I simply reject when an IP address is on a BL. no questions asked. I also 
reject if the host fails its reverse lookup. In cases where a vendor or 
customer has a misconfigured email server, we can whitelist and notify them. 
I've actually helped several of our customers who were having issues with their 
clients resolve bad configurations. 

The problem lies in that I have come across more than a few SPAM mail filtering 
services that don't have correct configuration (i.e things like reverse lookup 
identify a different host).
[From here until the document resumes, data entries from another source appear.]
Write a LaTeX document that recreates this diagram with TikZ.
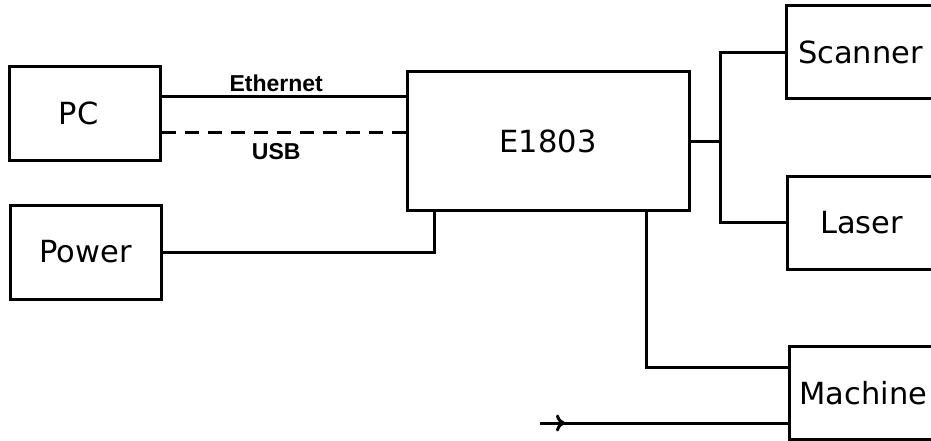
\documentclass[tikz,border=0pt]{standalone}
\usepackage{fontspec}
\newfontfamily\boxfont{DejaVu Sans}
\newfontfamily\linkfont{Liberation Sans}
\usepackage{tikz}
\usetikzlibrary{positioning,arrows.meta,calc}

\begin{document}
\begin{tikzpicture}[x=1pt, y=-1pt,
  unit/.style={draw, line width=3pt, minimum width=151pt, minimum height=93pt,
               font=\boxfont\fontsize{30.5}{36}\selectfont, inner sep=0pt},
  periph/.style={unit, minimum width=148pt, anchor=west},
  wire/.style={line width=3pt},
  lbl/.style={font=\linkfont\bfseries\fontsize{23}{27}\selectfont, inner sep=4pt}]
\clip (0,0) rectangle (931,441);
\node[unit] (pc) at (84.5,113.5) {PC\hspace*{12pt}};
\node[unit, minimum height=94pt] (power) at (85.5,252) {Power};
\node[unit, minimum width=282pt, minimum height=138pt] (ctrl) at (548,141) {E1803};
\node[periph] (scanner) at (785,52.5) {Scanner};
\node[periph] (laser) at (786,222.5) {Laser};
\node[periph] (machine) at (788,393) {Machine};
% host links
\draw[wire] ([yshift=16.5pt]pc.east) coordinate (eth) -- (eth -| ctrl.west)
  node[lbl, pos=0.47, above] {Ethernet};
\draw[wire, dash pattern=on 14pt off 9pt] ([yshift=-19.5pt]pc.east) coordinate (usb) -- (usb -| ctrl.west)
  node[lbl, pos=0.47, below, yshift=-5pt] {USB};
\draw[wire] (power.east) -| ($(ctrl.south west)!0.1!(ctrl.south east)$);
% outputs
\draw[wire] (ctrl.east) -- ++(30,0) coordinate (hub);
\draw[wire] (scanner.west) -| (hub) |- (laser.west);
\draw[wire] ($(ctrl.south west)!0.844!(ctrl.south east)$) |- ([yshift=26pt]machine.west);
\coordinate (feed) at (540,423);
\draw[wire] (feed) -- (feed -| machine.west);
\draw[wire, -{To[length=9pt, width=17pt]}] (feed) -- ++(25,0);
\end{tikzpicture}
\end{document}
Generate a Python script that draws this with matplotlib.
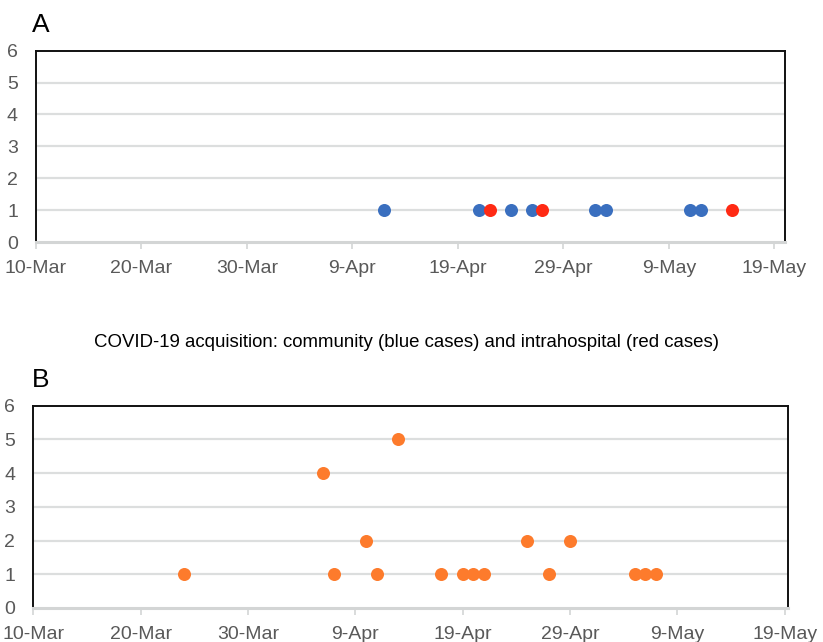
import matplotlib
matplotlib.use("Agg")
import matplotlib.pyplot as plt
import pandas as pd

plt.rcParams['font.family'] = ['Liberation Sans', 'DejaVu Sans']

# ---- data ----
tick_dates = ["2020-03-10", "2020-03-20", "2020-03-30", "2020-04-09",
              "2020-04-19", "2020-04-29", "2020-05-09", "2020-05-19"]
tick_labels = ["10-Mar", "20-Mar", "30-Mar", "9-Apr", "19-Apr", "29-Apr", "9-May", "19-May"]
y_ticks = [0, 1, 2, 3, 4, 5, 6]

a_blue_dates = ["2020-04-12", "2020-04-21", "2020-04-24", "2020-04-26",
                "2020-05-02", "2020-05-03", "2020-05-11", "2020-05-12"]
a_blue_vals = [1, 1, 1, 1, 1, 1, 1, 1]
a_red_dates = ["2020-04-22", "2020-04-27", "2020-05-15"]
a_red_vals = [1, 1, 1]

b_dates = ["2020-03-24", "2020-04-06", "2020-04-07", "2020-04-10", "2020-04-11",
           "2020-04-13", "2020-04-17", "2020-04-19", "2020-04-20", "2020-04-21",
           "2020-04-25", "2020-04-27", "2020-04-29", "2020-05-05", "2020-05-06",
           "2020-05-07"]
b_vals = [1, 4, 1, 2, 1, 5, 1, 1, 1, 1, 2, 1, 2, 1, 1, 1]

title = "COVID-19 acquisition: community (blue cases) and intrahospital (red cases)"

BLUE = "#3a6fbf"
RED = "#ff2a14"
ORANGE = "#fd7b2c"
GRID = "#dcdede"
TXT = "#595959"

fig = plt.figure(figsize=(8.23, 6.42), dpi=100)

def style(ax, x_end_days):
    start = pd.Timestamp(tick_dates[0])
    ax.set_xlim(start, start + pd.Timedelta(days=x_end_days))
    ax.set_ylim(0, 6)
    ax.set_xticks(pd.to_datetime(tick_dates))
    ax.set_xticklabels(tick_labels)
    ax.set_yticks(y_ticks)
    ax.set_yticklabels([str(v) for v in y_ticks])
    for v in y_ticks[1:-1]:
        ax.axhline(v, color=GRID, lw=1.6, zorder=1)
    for s in ['left', 'top', 'right']:
        ax.spines[s].set_color('#111111')
        ax.spines[s].set_linewidth(1.4)
    ax.spines['bottom'].set_color('#d3d5d5')
    ax.spines['bottom'].set_linewidth(2.2)
    ax.tick_params(axis='x', length=5, width=1.2, color='#d3d5d5',
                   labelsize=14, labelcolor=TXT, pad=8)
    ax.tick_params(axis='y', length=0, labelsize=14, labelcolor=TXT, pad=13)

ms = 88

axA = fig.add_axes([0.0437, 0.623, 0.9101, 0.298])
style(axA, 71.0)
axA.scatter(pd.to_datetime(a_blue_dates), a_blue_vals, s=ms, color=BLUE, zorder=3, linewidths=0)
axA.scatter(pd.to_datetime(a_red_dates), a_red_vals, s=ms, color=RED, zorder=4, linewidths=0)

axB = fig.add_axes([0.0405, 0.053, 0.917, 0.315])
style(axB, 70.3)
axB.scatter(pd.to_datetime(b_dates), b_vals, s=ms, color=ORANGE, zorder=3, linewidths=0)

fig.text(0.039, 0.961, "A", fontsize=19, va='center', ha='left', color='black')
fig.text(0.039, 0.408, "B", fontsize=19, va='center', ha='left', color='black')
fig.text(0.494, 0.4665, title, fontsize=13.4, va='center', ha='center', color='black')

fig.savefig("out.png", dpi=100)
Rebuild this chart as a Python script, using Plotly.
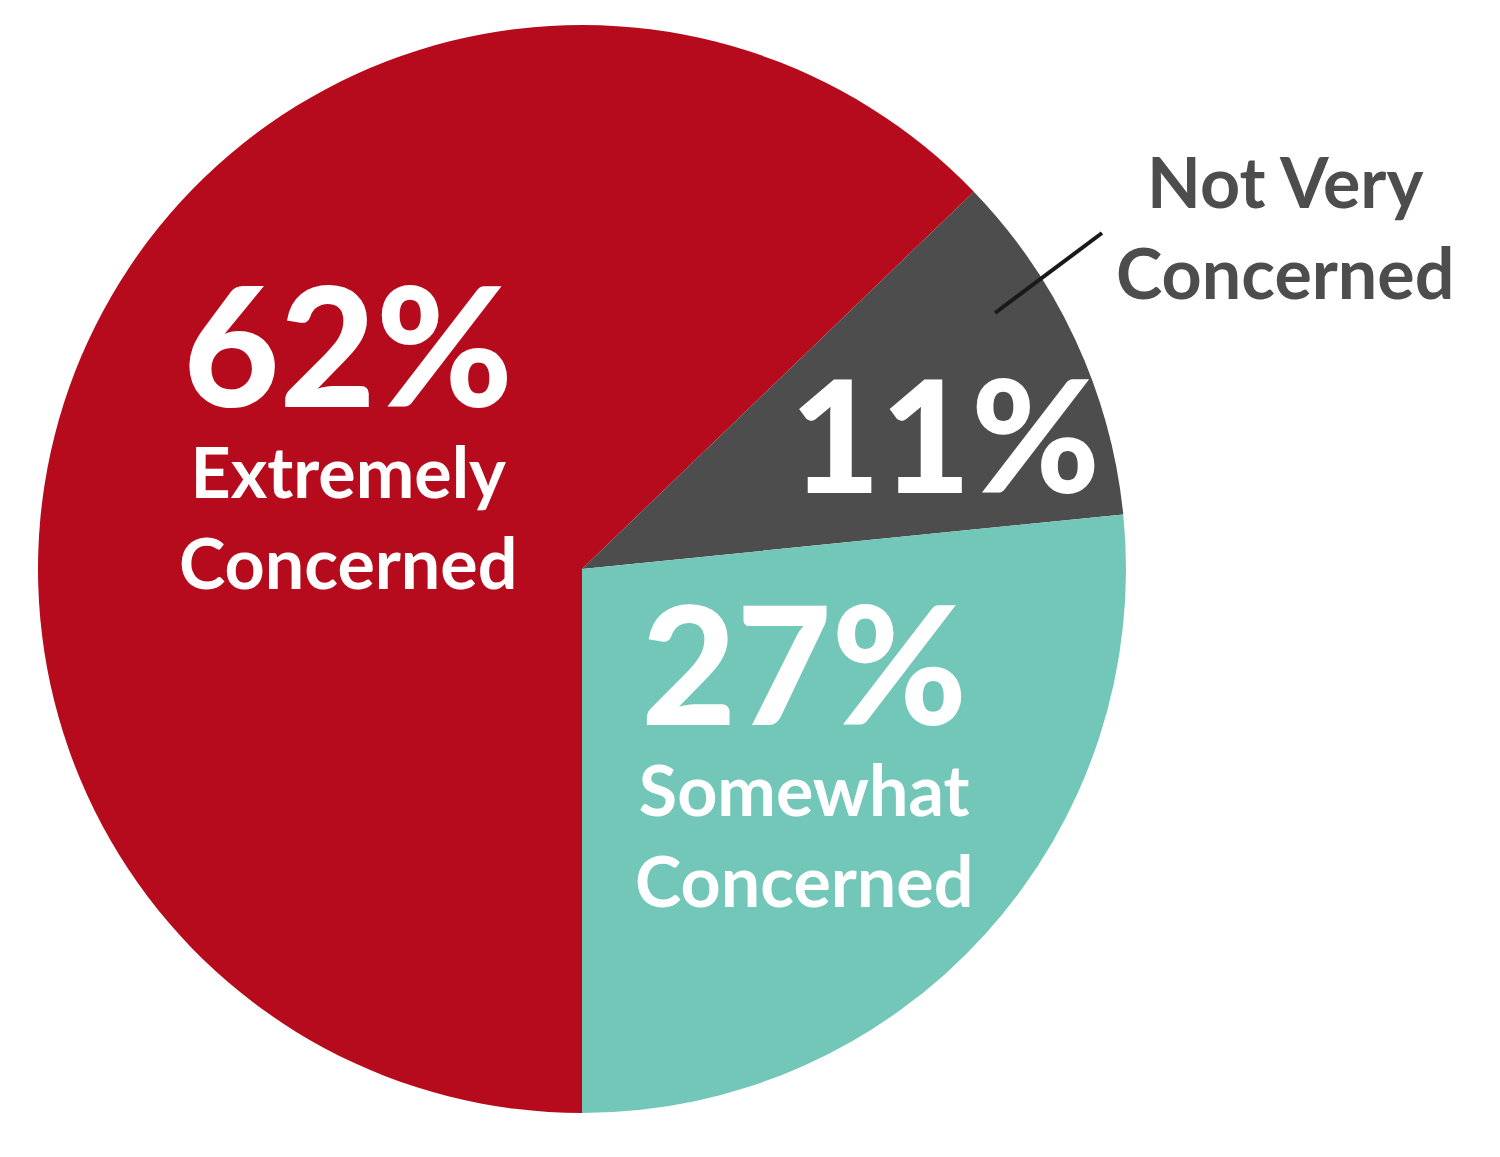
import plotly.graph_objects as go

labels = ["Extremely Concerned", "Not Very Concerned", "Somewhat Concerned"]
pct_labels = ["62%", "11%", "27%"]
# slice sizes as drawn (measured from slice angles)
values = [62.8, 10.6, 26.6]
colors = ["#B50B1C", "#4D4D4D", "#72C7B8"]

W, H = 1500, 1157
cx, cy, r = 574, 561, 544

def px(x):
    return x / W

def py(y):
    return 1 - y / H

fig = go.Figure(go.Pie(
    labels=labels, values=values, sort=False, direction="clockwise", rotation=180,
    marker=dict(colors=colors, line=dict(width=0)),
    textinfo="none", hoverinfo="label", showlegend=False,
    domain=dict(x=[px(cx - r), px(cx + r)], y=[py(cy + r), py(cy - r)]),
))

FONT = "Lato"
ann = []
def add(text, x, y, size, color, weight=700):
    ann.append(dict(text=text, x=px(x), y=py(y), xref="paper", yref="paper",
                    showarrow=False, xanchor="center", yanchor="middle",
                    font=dict(family=FONT, size=size, color=color, weight=weight)))

def big(t, s=162):
    return f"<span style='font-size:{s}px;font-weight:900'>{t}</span>"

add(big(pct_labels[0], 166) + "<br>Extremely<br>Concerned", 340, 415, 70, "white")
add(big(pct_labels[1], 156), 937, 425, 70, "white")
add(big(pct_labels[2], 164) + "<br>Somewhat<br>Concerned", 796, 735, 70, "white")
add("Not Very<br>Concerned", 1277, 218, 70, "#4D4D4D")

fig.update_layout(
    width=W, height=H, margin=dict(l=0, r=0, t=0, b=0),
    paper_bgcolor="white", plot_bgcolor="white",
    annotations=ann,
    shapes=[dict(type="line", xref="paper", yref="paper",
                 x0=px(1094), y0=py(225), x1=px(987), y1=py(305),
                 line=dict(color="#1a1a1a", width=4))],
)
fig.write_html("out.html")
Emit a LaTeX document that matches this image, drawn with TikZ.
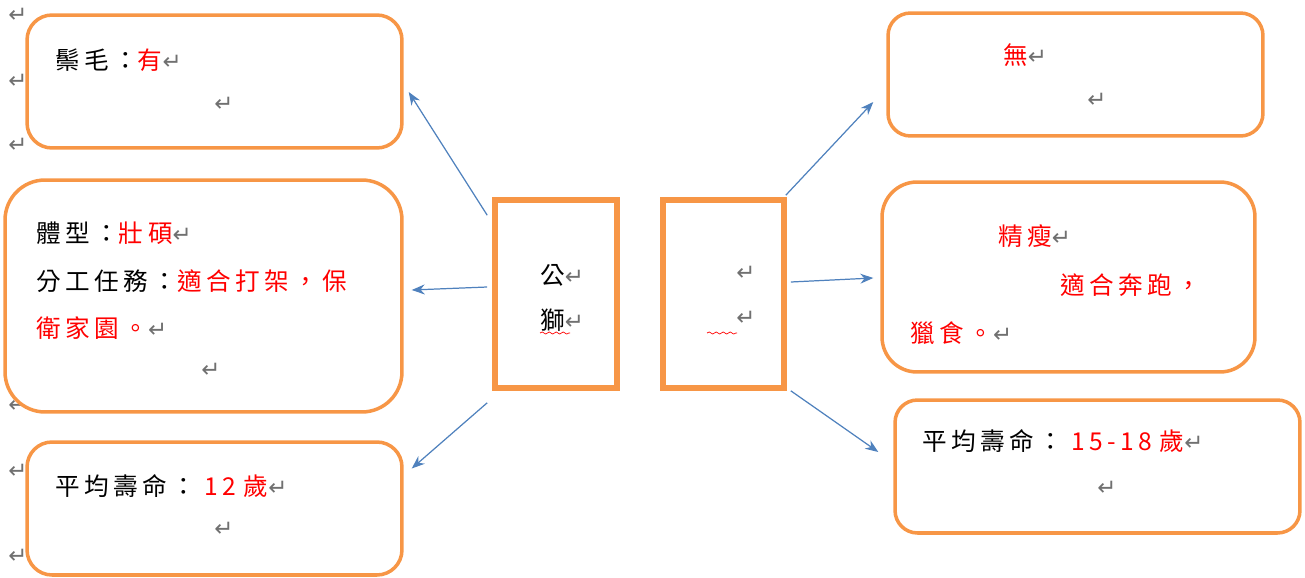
\documentclass[tikz,border=0pt]{standalone}
\usepackage{fontspec}
\usepackage{xcolor}
\usepackage{tikz}
\usetikzlibrary{calc,positioning,arrows.meta,decorations.pathmorphing}
\setmainfont{Noto Sans CJK TC}[LetterSpace=18]
\newfontfamily\retfont{DejaVu Sans}
\definecolor{boxorange}{HTML}{F79646}
\definecolor{linkblue}{HTML}{4F81BD}
\definecolor{retgray}{HTML}{707070}
\newcommand{\ret}{{\retfont\fontsize{13}{13}\selectfont\color{retgray}↵}}
\newcommand{\hl}[1]{\textcolor{red}{#1}}

\begin{document}
\begin{tikzpicture}[x=0.02cm, y=-0.02cm, font=\fontsize{14}{14}\selectfont,
    infobox/.style={draw=boxorange, fill=white, line width=2pt, inner sep=0pt},
    lionbox/.style={draw=boxorange, fill=white, line width=3.2pt, inner sep=0pt},
    txt/.style={anchor=base west, inner sep=0pt},
    link/.style={draw=linkblue, line width=0.7pt, -{Stealth[length=2.6mm, width=2mm]}},
    spell/.style={red, line width=0.4pt, decorate, decoration={snake, amplitude=0.6pt, segment length=1.4mm}}]
    \useasboundingbox (0,0) rectangle (1305,578);

    % stray marks in the margin
    \foreach \y [count=\i] in {22,88,152,412,478,563}
        \node [txt] (margin\i) at (8,\y) {\ret};

    % left side
    \node [infobox, rounded corners=0.5cm, minimum width=7.5cm, minimum height=2.66cm] (mane) at (214.5,81.5) {};
    \node [infobox, rounded corners=0.8cm, minimum width=7.94cm, minimum height=4.64cm] (build) at (203.5,296) {};
    \node [infobox, rounded corners=0.5cm, minimum width=7.5cm, minimum height=2.66cm] (lifeL) at (214.5,508.5) {};

    % middle
    \node [lionbox, minimum width=2.44cm, minimum height=3.76cm] (lion) at (556,294) {};
    \node [lionbox, minimum width=2.42cm, minimum height=3.76cm] (lioness) at (723.5,294) {};

    % right side
    \node [infobox, rounded corners=0.45cm, minimum width=7.5cm, minimum height=2.46cm] (nomane) at (1075.5,74.5) {};
    \node [infobox, rounded corners=0.7cm, minimum width=7.46cm, minimum height=3.8cm] (lean) at (1068.5,277) {};
    \node [infobox, rounded corners=0.45cm, minimum width=8.1cm, minimum height=2.66cm] (lifeR) at (1097.5,466.5) {};

    \node [txt] (maneA) at (55,69) {鬃毛：\hl{有}\ret};
    \node [txt] (maneB) at (214,111) {\ret};

    \node [txt] (buildA) at (36,242) {體型：\hl{壯碩}\ret};
    \node [txt] (buildB) at (36,290) {分工任務：\hl{適合打架，保}};
    \node [txt] (buildC) at (36,337) {\hl{衛家園。}\ret};
    \node [txt] (buildD) at (201,377) {\ret};

    \node [txt] (lifeLA) at (55,495) {平均壽命：\hspace{0.35em}\hl{12\hspace{0.3em}歲}\ret};
    \node [txt] (lifeLB) at (214,536) {\ret};

    \node [txt] (lionA) at (540,284) {公\ret};
    \node [txt] (lionB) at (540,329) {獅\ret};
    \node [txt] (lionessA) at (736,280) {\ret};
    \node [txt] (lionessB) at (736,325) {\ret};

    \node [txt] (nomaneA) at (1003,64) {\hl{無}\ret};
    \node [txt] (nomaneB) at (1087,107) {\ret};

    \node [txt] (leanA) at (998,245) {\hl{精瘦}\ret};
    \node [txt] (leanB) at (1060,294) {\hl{適合奔跑，}};
    \node [txt] (leanC) at (910,342) {\hl{獵食。}\ret};

    \node [txt] (lifeRA) at (922,450) {平均壽命：\hspace{0.35em}\hl{15-18\hspace{0.3em}歲}\ret};
    \node [txt] (lifeRB) at (1097,495) {\ret};

    % spelling marks
    \draw [spell] ([shift={(0,4)}]lionB.base west) -- ++(30,0);
    \draw [spell] ([shift={(-29,8)}]lionessB.base west) -- ++(30,0);

    % links
    \draw [link] ([shift={(-5,18)}]lion.north west) -- ([shift={(5,10.5)}]mane.east);
    \draw [link] ([shift={(-5,-7)}]lion.west) -- ([shift={(8,-6)}]build.east);
    \draw [link] ([shift={(-5,12)}]lion.south west) -- ([shift={(8,-40)}]lifeL.east);
    \draw [link] ([shift={(-1,-2)}]lioness.north east) -- ([shift={(-13,27.5)}]nomane.west);
    \draw [link] ([shift={(4,-12)}]lioness.east) -- ([shift={(-7,1)}]lean.west);
    \draw [link] ([shift={(4,0)}]lioness.south east) -- ([shift={(-15,-14.5)}]lifeR.west);

\end{tikzpicture}
\end{document}
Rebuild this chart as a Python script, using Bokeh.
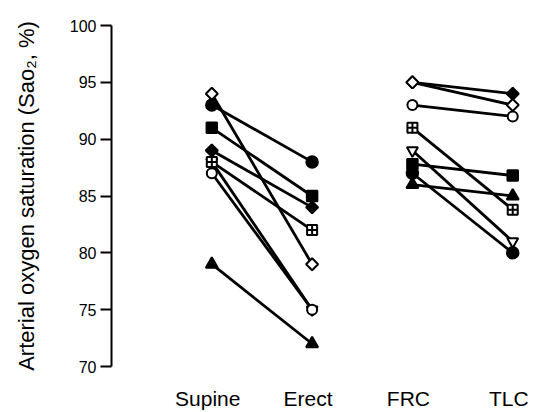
import numpy as np
from bokeh.plotting import figure
from bokeh.models import ColumnDataSource, FixedTicker, Range1d, LinearAxis
from bokeh.embed import file_html
from bokeh.resources import INLINE

# ---- data ----
categories = ["Supine", "Erect", "FRC", "TLC"]
cat_x = [1, 2, 3, 4]
y_ticks = [70, 75, 80, 85, 90, 95, 100]

# Supine -> Erect (drawn in this order; later markers on top)
left_markers = ["open_inv_triangle", "filled_triangle", "open_circle", "square_cross",
                "filled_diamond", "filled_square", "filled_circle", "open_diamond"]
supine = [88, 79, 87, 88, 89, 91, 93, 94]
erect = [75, 72, 75, 82, 84, 85, 88, 79]

# FRC -> TLC
right_markers = ["filled_diamond", "open_diamond", "open_circle", "square_cross",
                 "open_inv_triangle", "filled_square", "filled_circle", "filled_triangle"]
frc = [95, 95, 93, 91, 89, 87.8, 87, 86]
tlc = [94, 93, 92, 83.8, 81, 86.8, 80, 85]

# ---- styles ----
STYLE = {
    "open_diamond": ("square", np.pi / 4, "white", 8.5),
    "filled_diamond": ("square", np.pi / 4, "black", 8.5),
    "filled_circle": ("circle", 0.0, "black", 11.5),
    "open_circle": ("circle", 0.0, "white", 10),
    "filled_square": ("square", 0.0, "black", 10.5),
    "square_cross": ("square_cross", 0.0, "white", 10),
    "filled_triangle": ("triangle", 0.0, "black", 12),
    "open_inv_triangle": ("inverted_triangle", 0.0, "white", 11),
}

p = figure(width=537, height=412, output_backend="svg", toolbar_location=None,
           x_range=Range1d(0, 4.247), y_range=Range1d(70, 100),
           x_axis_location=None,
           min_border_left=111, min_border_right=0, min_border_top=25,
           min_border_bottom=44)
p.grid.visible = False
p.outline_line_color = None
p.background_fill_color = "white"
p.border_fill_color = "white"

ya = p.yaxis[0]
ya.ticker = FixedTicker(ticks=y_ticks)
ya.minor_tick_line_color = None
ya.major_tick_out = 11
ya.major_tick_in = 0
ya.major_tick_line_width = 2
ya.major_tick_line_color = "black"
ya.axis_line_width = 2
ya.axis_line_color = "black"
ya.major_label_text_font = "Liberation Sans"
ya.major_label_text_font_size = "16px"
ya.major_label_text_color = "black"
ya.major_label_standoff = 4
ya.axis_label = "Arterial oxygen saturation (Sao\u2082, %)"
ya.axis_label_text_font = "Liberation Sans"
ya.axis_label_text_font_size = "22px"
ya.axis_label_text_font_style = "normal"
ya.axis_label_text_color = "black"
ya.axis_label_standoff = 28

# category axis: labels sit slightly left of the marker columns
p.extra_x_ranges = {"lab": Range1d(0.04, 4.287)}
xa = LinearAxis(x_range_name="lab",
                ticker=FixedTicker(ticks=cat_x),
                major_label_overrides={x: c for x, c in zip(cat_x, categories)})
xa.axis_line_color = None
xa.major_tick_line_color = None
xa.minor_tick_line_color = None
xa.major_tick_out = 0
xa.major_tick_in = 0
xa.major_label_standoff = 20
xa.major_label_text_font = "Liberation Sans"
xa.major_label_text_font_size = "21px"
xa.major_label_text_color = "black"
p.add_layout(xa, "below")


def panel(x0, x1, y0, y1, markers):
    n = len(y0)
    p.segment(x0=[x0] * n, y0=y0, x1=[x1] * n, y1=y1,
              line_color="black", line_width=2.8)
    xs, ys, mk, ang, fc, sz = [], [], [], [], [], []
    for xv, yv in ((x0, y0), (x1, y1)):
        for name, v in zip(markers, yv):
            m, a, f, s = STYLE[name]
            xs.append(xv); ys.append(v); mk.append(m); ang.append(a); fc.append(f); sz.append(s)
    order = []
    for i in range(n):
        order += [i, i + n]
    src = ColumnDataSource(dict(x=[xs[i] for i in order], y=[ys[i] for i in order],
                                marker=[mk[i] for i in order], angle=[ang[i] for i in order],
                                fill=[fc[i] for i in order], size=[sz[i] for i in order]))
    p.scatter(x="x", y="y", marker="marker", angle="angle", size="size",
              fill_color="fill", line_color="black", line_width=2, source=src)


panel(cat_x[0], cat_x[1], supine, erect, left_markers)
panel(cat_x[2], cat_x[3], frc, tlc, right_markers)

open("out.html", "w").write(file_html(p, INLINE))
A more nefarious case I've run across is that a 
mail filtering services charging on a per outbound email, so clients are using 
the service for inbound, but than use their own MTA to send (bypassing the 
ISPs) so they don't get charged.

Again, our servers only deal with B2B, not sure of the impact in B2C/C2C.

SA is processes intensive, if you're looking to save CPU time, using BLs at the 
MTA process level is much faster (IMHO).